L’hanno chiamata pomposamente “Riforma dell’Aler”, qualcuno persino “super riforma”, ma in realtà per gli inquilini delle case popolari non cambia niente e nulla cambierà in relazione alla sempre più esplosiva questione abitativa. Molto più prosaicamente, quella approvata ieri 26 novembre dal Consiglio regionale lombardo è una obbligata e parziale riorganizzazione della governance del sistema delle Aziende lombarde per l’Edilizia Regionale, con l’aggiunta di un rafforzato controllo politico della presidenza regionale.
Infatti, il provvedimento, che tecnicamente costituisce una modifica della legge regionale n. 27/2009 (Testo unico delle leggi regionali in materia di edilizia residenziale pubblica), accorpa una serie di Aler, riducendo quindi il loro numero da 13 a 5 (Milano, Lodi-Pavia, Brescia-Cremona–Mantova, Bergamo–Lecco-Sondrio, Busto Arsizio–Como–Varese-Monza Brianza), ed elimina gli attuali consigli d’amministrazione, sostituendoli con un presidente unico nominato dal governo regionale.
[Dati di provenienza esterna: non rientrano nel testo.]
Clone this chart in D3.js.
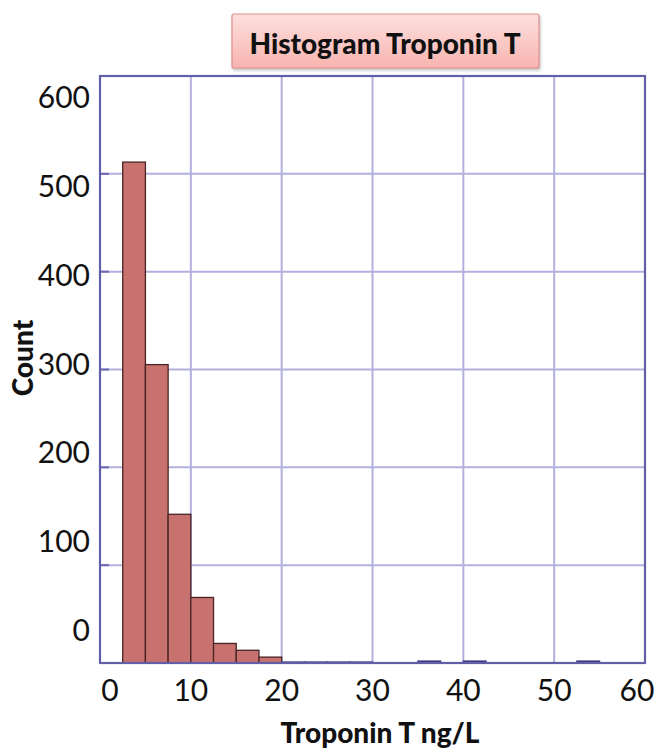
<!DOCTYPE html>
<html>
<head>
<meta charset="utf-8">
<script src="https://cdn.jsdelivr.net/npm/d3@7"></script>
<style>
html,body{margin:0;padding:0;background:#fff;}
svg{display:block;}
</style>
</head>
<body>
<svg id="chart" width="657" height="749"></svg>
<script>
// Data
const binStarts = [2.5,5,7.5,10,12.5,15,17.5,20,22.5,25,27.5,30,32.5,35,37.5,40,42.5,45,47.5,50,52.5,55,57.5];
const counts    = [512,305,152,67,20,13,6,1,1,1,1,0,0,2,0,2,0,0,0,0,2,0,0];
const binWidth = 2.5;
const xTicks = [0,10,20,30,40,50,60];
const yTicks = [0,100,200,300,400,500,600];
const title = "Histogram Troponin T";
const xLabel = "Troponin T ng/L";
const yLabel = "Count";

const svg = d3.select("#chart");
const font = "Lato, 'Open Sans', sans-serif";

const x = d3.scaleLinear().domain([0,60]).range([100,645]);
const y = d3.scaleLinear().domain([0,600]).range([663,76]);
// tick labels in the reference sit on their own spacing
const yLab = d3.scaleLinear().domain([0,600]).range([641,108]);

const defs = svg.append("defs");
const g1 = defs.append("linearGradient").attr("id","tg").attr("x1",0).attr("y1",0).attr("x2",0).attr("y2",1);
g1.append("stop").attr("offset","0%").attr("stop-color","#fde0de");
g1.append("stop").attr("offset","100%").attr("stop-color","#f8b4b0");
const f = defs.append("filter").attr("id","sh").attr("x","-10%").attr("y","-20%").attr("width","130%").attr("height","160%");
f.append("feDropShadow").attr("dx",1).attr("dy",2).attr("stdDeviation",1.5).attr("flood-color","#999").attr("flood-opacity",0.6);

// grid
svg.append("g").selectAll("line.gx").data(xTicks.slice(1,-1)).join("line")
  .attr("x1",d=>x(d)).attr("x2",d=>x(d)).attr("y1",y(600)).attr("y2",y(0))
  .attr("stroke","#b3b0de").attr("stroke-width",2);
svg.append("g").selectAll("line.gy").data(yTicks.slice(1,-1)).join("line")
  .attr("x1",x(0)).attr("x2",x(60)).attr("y1",d=>y(d)).attr("y2",d=>y(d))
  .attr("stroke","#b3b0de").attr("stroke-width",2);
// small ticks on left
svg.append("g").selectAll("line.ty").data(yTicks.slice(1,-1)).join("line")
  .attr("x1",x(0)).attr("x2",x(0)+9).attr("y1",d=>y(d)).attr("y2",d=>y(d))
  .attr("stroke","#6b68b0").attr("stroke-width",2);

// bars
svg.append("g").selectAll("rect").data(binStarts.map((s,i)=>({s,c:counts[i]})).filter(d=>d.c>0)).join("rect")
  .attr("x",d=>x(d.s)).attr("width",d=>x(d.s+binWidth)-x(d.s))
  .attr("y",d=>y(d.c)).attr("height",d=>y(0)-y(d.c))
  .attr("fill",d=>d.c>3?"#c7726e":"#3c3a80")
  .attr("stroke",d=>d.c>3?"#4a2424":"#3c3a80").attr("stroke-width",1.3);

// frame
svg.append("rect").attr("x",x(0)).attr("y",y(600)).attr("width",x(60)-x(0)).attr("height",y(0)-y(600))
  .attr("fill","none").attr("stroke","#625fa8").attr("stroke-width",2.2);

// y tick labels
svg.append("g").selectAll("text").data(yTicks).join("text")
  .attr("x",90).attr("y",d=>yLab(d)).attr("text-anchor","end")
  .attr("font-family",font).attr("font-size",30).attr("fill","#111").text(d=>d);
// x tick labels
svg.append("g").selectAll("text").data(xTicks).join("text")
  .attr("x",d=>x(d)+ (d===0?10:(d===60?-8:0))).attr("y",701).attr("text-anchor","middle")
  .attr("font-family",font).attr("font-size",30).attr("fill","#111").text(d=>d);

// axis titles
svg.append("text").attr("x",380).attr("y",743).attr("text-anchor","middle")
  .attr("font-family",font).attr("font-weight","900").attr("font-size",28).attr("fill","#111").text(xLabel);
svg.append("text").attr("transform","translate(33,358) rotate(-90)").attr("text-anchor","middle")
  .attr("font-family",font).attr("font-weight","900").attr("font-size",28).attr("fill","#111").text(yLabel);

// title box
svg.append("rect").attr("x",232).attr("y",14).attr("width",307).attr("height",54).attr("rx",2)
  .attr("fill","url(#tg)").attr("stroke","#e0908c").attr("stroke-width",1.2).attr("filter","url(#sh)");
svg.append("text").attr("x",385).attr("y",54).attr("text-anchor","middle")
  .attr("font-family",font).attr("font-weight","900").attr("font-size",28).attr("fill","#111").text(title);
</script>
</body>
</html>
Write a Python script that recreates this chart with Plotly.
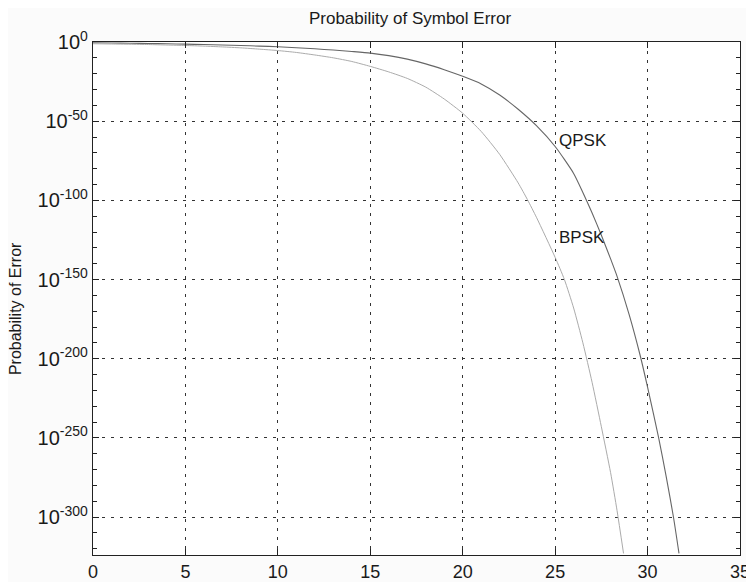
import plotly.graph_objects as go

# Eb/N0 (dB) and log10 of probability of error
qpsk_x = [0, 1, 2, 3, 4, 5, 6, 7, 8, 9, 10, 11, 12, 13, 14, 15, 16, 17, 18, 19, 20,
          21, 22, 23, 24, 25, 26, 26.5, 27, 27.5, 28, 28.35, 29, 29.6, 30, 30.6, 31, 31.4, 31.7]
qpsk_log = [-0.5, -0.6, -0.8, -0.95, -1.1, -1.35, -1.6, -1.9, -2.2, -2.6, -3.0, -3.6, -4.3, -5.1, -6.0, -7.0, -8.6, -10.8, -13.8, -17.5, -21.7,
            -26.5, -33.5, -42.5, -53.0, -66.0, -83.0, -95.0, -108.0, -122.0, -137.0, -148.0, -172.0, -198.0, -218.0, -250.0, -274.0, -300.0, -323.0]

bpsk_x = [0, 1, 2, 3, 4, 5, 6, 7, 8, 9, 10, 11, 12, 13, 14, 15, 16, 17, 18, 19, 20,
          21, 22, 23, 23.5, 24, 25, 25.5, 26, 26.5, 27, 27.5, 28, 28.35, 28.7]
bpsk_log = [-1.1, -1.25, -1.4, -1.6, -1.9, -2.2, -2.6, -3.1, -3.7, -4.5, -5.4, -6.6, -8.2, -10.0, -12.3, -15.4, -18.9, -23.0, -28.5, -36.0, -45.0,
            -56.5, -71.0, -89.0, -99.5, -111.0, -136.0, -150.0, -168.0, -190.0, -215.0, -243.0, -272.0, -296.0, -323.0]

x_ticks = [0, 5, 10, 15, 20, 25, 30, 35]
y_ticks = [0, -50, -100, -150, -200, -250, -300]
y_tick_labels = ["10<sup>%d</sup>" % v for v in y_ticks]

title_text = "Probability of Symbol Error"
ylabel_text = "Probability of Error"

fig = go.Figure()
fig.add_trace(go.Scatter(x=qpsk_x, y=qpsk_log, mode="lines", name="QPSK",
                         line=dict(color="#666666", width=1.1, shape="spline", smoothing=0.6)))
fig.add_trace(go.Scatter(x=bpsk_x, y=bpsk_log, mode="lines", name="BPSK",
                         line=dict(color="#ababab", width=1.0, shape="spline", smoothing=0.6)))

font_family = "Liberation Sans, Arial, sans-serif"

fig.add_annotation(x=25.1, y=-62, text="QPSK", showarrow=False, xanchor="left",
                   yanchor="middle", font=dict(size=17, color="#1a1a1a", family=font_family))
fig.add_annotation(x=25.1, y=-123.5, text="BPSK", showarrow=False, xanchor="left",
                   yanchor="middle", font=dict(size=17, color="#1a1a1a", family=font_family))
fig.add_annotation(xref="paper", yref="paper", x=-0.12, y=0.48, text=ylabel_text,
                   textangle=-90, showarrow=False, xanchor="center", yanchor="middle",
                   font=dict(size=16, color="#1a1a1a", family=font_family))

# the page adds an 8px body margin, so the figure is sized to fit the window
fig.update_layout(
    width=746, height=574,
    margin=dict(l=85, r=14, t=34, b=27, autoexpand=False),
    paper_bgcolor="#fbfbfb", plot_bgcolor="#ffffff",
    showlegend=False,
    font=dict(family=font_family, color="#1a1a1a", size=17),
    title=dict(text=title_text, x=0.49, xref="paper", xanchor="center",
               y=1 - 10 / 574, yanchor="middle", font=dict(size=17)),
)
fig.update_xaxes(
    range=[0, 35], tickvals=x_ticks, ticks="inside", ticklen=6, tickcolor="#222",
    showline=True, linecolor="#222", linewidth=1.2, mirror="ticks",
    showgrid=True, gridcolor="#333", gridwidth=1, griddash="3px,6px",
    zeroline=False, tickfont=dict(size=18), automargin=False,
)
fig.update_yaxes(
    range=[-324, 0], tickvals=y_ticks, ticktext=y_tick_labels, ticks="inside",
    ticklen=6, tickcolor="#222",
    showline=True, linecolor="#222", linewidth=1.2, mirror="ticks",
    showgrid=True, gridcolor="#333", gridwidth=1, griddash="3px,6px",
    zeroline=False, tickfont=dict(size=20), automargin=False,
    minor=dict(dtick=10, tick0=0, ticks="inside", ticklen=4, tickcolor="#222", showgrid=False),
)

fig.write_html("out.html")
In conseguenza di questo riordino, che comporta il taglio di 144 incarichi, si prevede un risparmio di 2,5 milioni euro.
Appunto, un provvedimento praticamente obbligato, considerati i livelli di deficit di bilancio raggiunti dalle Aler (quello di Milano supera da solo i 100 milioni) e il talvolta impressionante degrado amministrativo e morale, come nel caso milanese, dove le spese pazze per consulenze ammontavano ormai a 2,7 milioni di euro e le infiltrazioni malavitose erano state favorite, secondo la Procura, direttamente dall’ex assessore regionale alla casa, Domenico Zambetti. Ma anche un intervento parziale e manifestamente insufficiente, più che altro una pezza messa per superare l’emergenza.
Infatti, dopo le abituali dichiarazioni trionfalistiche post voto, gli stessi uomini della maggioranza, dalla Lega alle varie articolazioni post-pidielline, si sono subito preoccupati di annunciare ulteriori passi, una riforma “generale”, “radicale” eccetera. Ed eccoci al punto della questione, perché alla luce delle cose fatte e, soprattutto, di quelle non fatte, nonché delle parole pronunciate, c’è poco da stare allegri, anzi.
C’è, prima di tutto, quello che non si è voluto fare, che è forse più significativo di qualsiasi discorso. Cioè, non si è voluto affrontare il problema del rilancio dell’edilizia residenziale pubblica, dell’aumento dell’offerta sociale di alloggi, della manutenzione, della sistemazione e assegnazione degli alloggi eccetera.
Beninteso, non stiamo parlando di quisquilie, bensì di nuovi fondi da reperire e di progetti e investimenti di medio-lungo periodo, ma dall’altra parte non si tratta nemmeno di una questione nata stamattina, anche se è oggi che esplode in tutta la sua drammaticità (54mila domande di case popolari in attesa nelle graduatorie, 12mila nuovi sfratti per morosità all’anno ecc.). E poi, ci sarebbe anche da ragionare sulle scelte sbagliate del recente passato con la legge 27 (aumento canoni d’affitto, diminuzione patrimonio Erp e messa in vendita alloggi), che hanno finito per aggravare la situazione.
Invece no, non solo nulla di tutto ciò è stato affrontato con questa “riforma”, ma le parole spese per annunciare le “riforme” che seguiranno sembrano andare in direzione opposta. Non ci sono abbastanza alloggi sociali per gli aventi diritto? E allora bisogna diminuire il numero degli aventi diritto, “modificando i criteri di assegnazione, che troppo spesso penalizzano i cittadini lombardi” e “rafforzando il criterio della residenzialità” (Massimiliano Romeo, Lega Nord) e, poi, niente soluzione e sanatorio per gli occupanti per necessità (Giulio Gallera, Forza Italia). I morosi nelle case popolari sono aumentati in pochi anni dal 10% (2009) al 30% (oggi)? E allora mica si può dare la colpa agli insensati e irrealistici aumenti del canone, ma piuttosto bisogna dichiarare guerra ai “furbetti del canone” (Ugo Parolo, Lega, sottosegretario della Giunta Maroni).
E forse, anzi sicuramente, occorrerà anche un po’ più di determinazione e chiarezza da parte delle opposizioni in Consiglio regionale, sia da parte di chi ieri ha votato “criticamente” a favore (Pd, Patto Civico), che da parte di chi ha votato contro (M5S), ma senza chiarire come la pensa sulle case popolari.